É esperado que um mercado imobiliário em alta ajude a impulsionar a economia. Claro, um setor de construção civil saudável e em expansão traz benefícios óbvios. Mas entra em ação também o mecanismo conhecido como efeito riqueza: os donos de imóveis que valorizam se sentem mais ricos e consomem mais, ajudando setores que não têm nada a ver com o mercado imobiliário. Uma queda nos preços, mesmo que não leve a uma depressão como a que se seguiu ao estouro da bolha imobiliária americana, certamente atrapalha bastante. Mas há ajustes e ajustes - muitos são bem-vindos. Parece ser o caso no mercado imobiliário brasileiro, que passou por uma euforia que beirava a irracionalidade.

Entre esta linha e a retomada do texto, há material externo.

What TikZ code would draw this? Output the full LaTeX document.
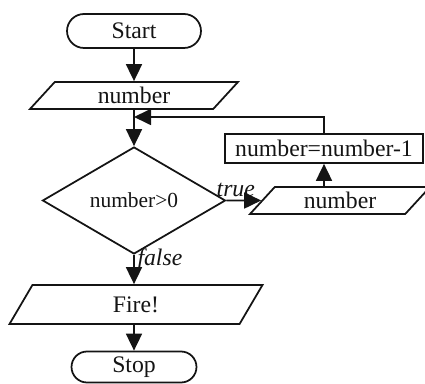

O crescimento do crédito - no caso da Caixa, com motivações eleitorais um tanto óbvias - era acelerado demais, o que fazia os preços subir muito mais do que a renda das famílias. Aquele ritmo era insustentável. E, não custa lembrar, a expansão desorganizada das construtoras levou o setor a uma crise da qual não saiu até hoje. O cenário, agora, é de uma saudável acomodação. O choque de realidade atual pode ajudar a colocar as coisas num patamar mais razoável. A decisão de comprar ou vender um imóvel vai ser difícil, árdua, dolorida - como, afinal de contas, deve mesmo ser.